Indeed, Rooney can be the new Gascoigne. So let's just pray that it is not the footballer he was, but the one he might have become.
Enemy within still England's worst fear
It is a timely reminder by Sven Goran Eriksson that by far the greatest threat to England's standing in the game is not indecision about the shape of his midfield, but that old gut-churning potential of the fans to wreck and befoul another European city.
Maybe because of that hiatus of peace in Japan two years ago - one almost certainly caused by a combination of travel costs and the clear resolve of the hosts to summon the Samurai if an English lout so much as spat on a pavement - some of us may have been lulled into complacency.
If this has indeed been the case, it is only human nature to hope for the best, especially at a time when large parts of the nation have been celebrating the dignity of the old men who returned to Normandy to recall the time when they arrived in Europe not to make a scabrous, shaming nuisance of themselves, but to offer their lives in the cause of freedom.
Freedom to do what?
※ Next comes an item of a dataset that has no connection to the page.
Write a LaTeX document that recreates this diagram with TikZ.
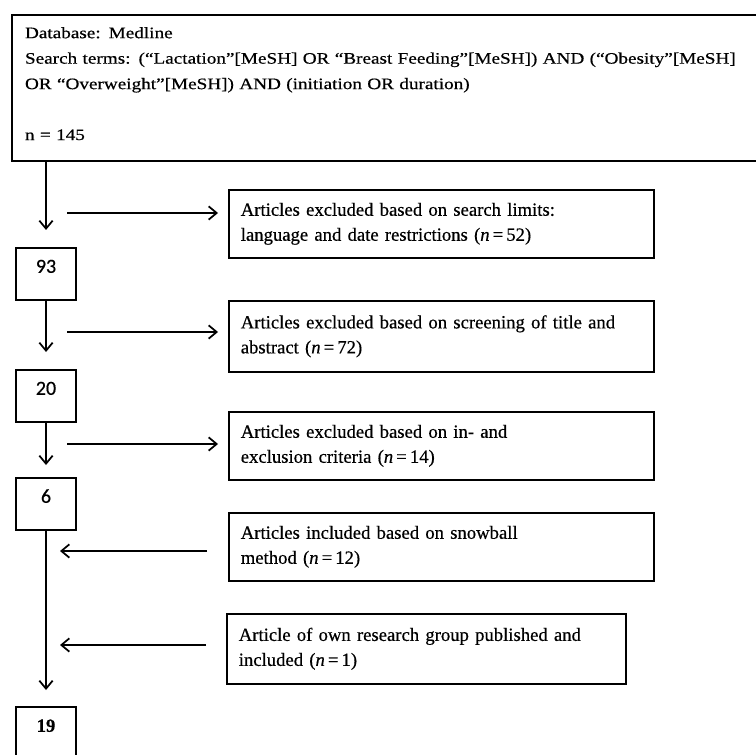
\documentclass[tikz,border=0pt]{standalone}
\usepackage{fontspec}
\setmainfont{Liberation Serif}[FakeBold=0.5]
\newfontfamily\widefont[FakeStretch=1.2, FakeBold=0.5]{Liberation Serif}
\newfontfamily\numfont[FakeBold=0.6]{Carlito}
\usetikzlibrary{arrows.meta}
\tikzset{
	topbox/.style={draw=black, line width=1.5pt, anchor=north west, align=left,
		font=\widefont\fontsize{12pt}{19.1pt}\selectfont, inner xsep=9.75pt,
		text width=550pt, minimum height=109.5pt},
	nbox/.style={draw=black, line width=1.2pt, anchor=north, minimum width=45pt,
		inner sep=0pt, text height=18.75pt, text depth=20.25pt,
		font=\numfont\fontsize{15pt}{16pt}\selectfont},
	sbox/.style={draw=black, line width=1.2pt, anchor=north west, align=left,
		font=\fontsize{14pt}{18.75pt}\selectfont, inner xsep=9pt,
		text width=300.75pt, minimum height=51pt},
	farr/.style={-{Straight Barb[length=6pt, width=10pt]}, line width=1.3pt}
}

\begin{document}
\begin{tikzpicture}[x=0.75pt, y=-0.75pt]
	\useasboundingbox (0,0) rectangle (756,755);
	% search
	\node[topbox] (search) at (11,14) {\strut Database: Medline\\
		Search terms: (“Lactation”[MeSH] OR “Breast Feeding”[MeSH]) AND (“Obesity”[MeSH]\\
		OR “Overweight”[MeSH]) AND (initiation OR duration)\\[19.1pt]
		n = 145\rule[-11.7pt]{0pt}{0pt}};
	% main column
	\node[nbox] (n93) at (46,247) {93};
	\node[nbox] (n20) at (46,369) {20};
	\node[nbox] (n6) at (46,477) {6};
	\node[nbox, font=\bfseries\fontsize{14pt}{16pt}\selectfont] (n19) at (46,706) {19};
	% side boxes
	\node[sbox] (ex1) at (228,189) {Articles excluded based on search limits:\\
		language and date restrictions (\textit{n}\,=\,52)};
	\node[sbox, minimum height=53.25pt] (ex2) at (228,300) {Articles excluded based on screening of title and\\
		abstract (\textit{n}\,=\,72)};
	\node[sbox] (ex3) at (228,411) {Articles excluded based on in- and\\
		exclusion criteria (\textit{n}\,=\,14)};
	\node[sbox] (in1) at (228,512) {Articles included based on snowball\\
		method (\textit{n}\,=\,12)};
	\node[sbox, text width=281.25pt, minimum height=52.5pt] (in2) at (226,613) {Article of own research group published and\\
		included (\textit{n}\,=\,1)};
	% flow down
	\draw[farr, shorten >=12.75pt] (search.south -| n93) -- (n93);
	\draw[farr, shorten >=12.75pt] (n93) -- (n20);
	\draw[farr, shorten >=9pt] (n20) -- (n6);
	\draw[farr, shorten >=12pt] (n6) -- (n19);
	% side arrows
	\coordinate (a1) at (67,213);
	\coordinate (a2) at (67,332);
	\coordinate (a3) at (67,444);
	\coordinate (a4) at (60,551);
	\coordinate (a5) at (60,645);
	\draw[farr, shorten >=7.5pt] (a1) -- (a1 -| ex1.west);
	\draw[farr, shorten >=7.5pt] (a2) -- (a2 -| ex2.west);
	\draw[farr, shorten >=7.5pt] (a3) -- (a3 -| ex3.west);
	\draw[farr, shorten <=15.75pt] (a4 -| in1.west) -- (a4);
	\draw[farr, shorten <=15pt] (a5 -| in2.west) -- (a5);
\end{tikzpicture}
\end{document}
To live, for one thing, unhassled by having your streets filled with unkempt, beer-swilling visitors shorn of any respect for who you are and what you represent.
It is impossible to recall precisely all the times since Bill Nicholson, the manager of Spurs, was obliged to get hold of a microphone and tell rioting fans in the Feyenoord stadium in Rotterdam, "You make me ashamed to be an Englishman", when the spirit has plunged at the arrival of English "support" in some corner of Europe.
Marseille six years ago, when the French police loaded up on tear gas beneath my hotel window and one victim of the violence burst into the lobby holding a throat that had been slashed with a knife, sticks out somewhat, but perhaps the incident that lingers most was among the least dramatic.
It was on the seafront at Cagliari during the World Cup of 1990. Visitors and locals were having their coffee at the dockside cafe, reading their papers or watching the big ferry boat coming in from Genoa in the brilliant morning sunshine.
Then the English arrived, yelling, throwing their beer cans, abusing anyone who stood in their way. In a couple of minutes the terrace was bare of all but the invaders. Civilisation had simply retreated.
It is for the end of such a groundswell of ill behaviour in Portugal that Eriksson now appeals. Let us hope that he isn't whistling in that old, terrible darkness.
Yorkshire's best bowled over by delivery
Michael Vaughan's decision to walk away from the Test match in which he was leading England to be at his wife's side for the birth of their child has been variously described as the finest moment of new man or appalling evidence that the fibre of English manhood - and duty - has turned to mush.
At the very least, it seemed a bit wet. However, one side-effect was to recall another story from a delivery ward involving an earlier Yorkshire captain of cricket. It was of the time the great Lord Martin Bladen Hawke was taken to hospital to have his dislocated shoulder put back in place.
Hawke emitted a few groans, only to be told by the diminutive ward sister: "Now, now, what's a big man like you doing making a noise. A little girl of 17 has just delivered twins without a whimper."
"Maybe so," said the unimpressed Hawke, "but just try putting those little buggers back."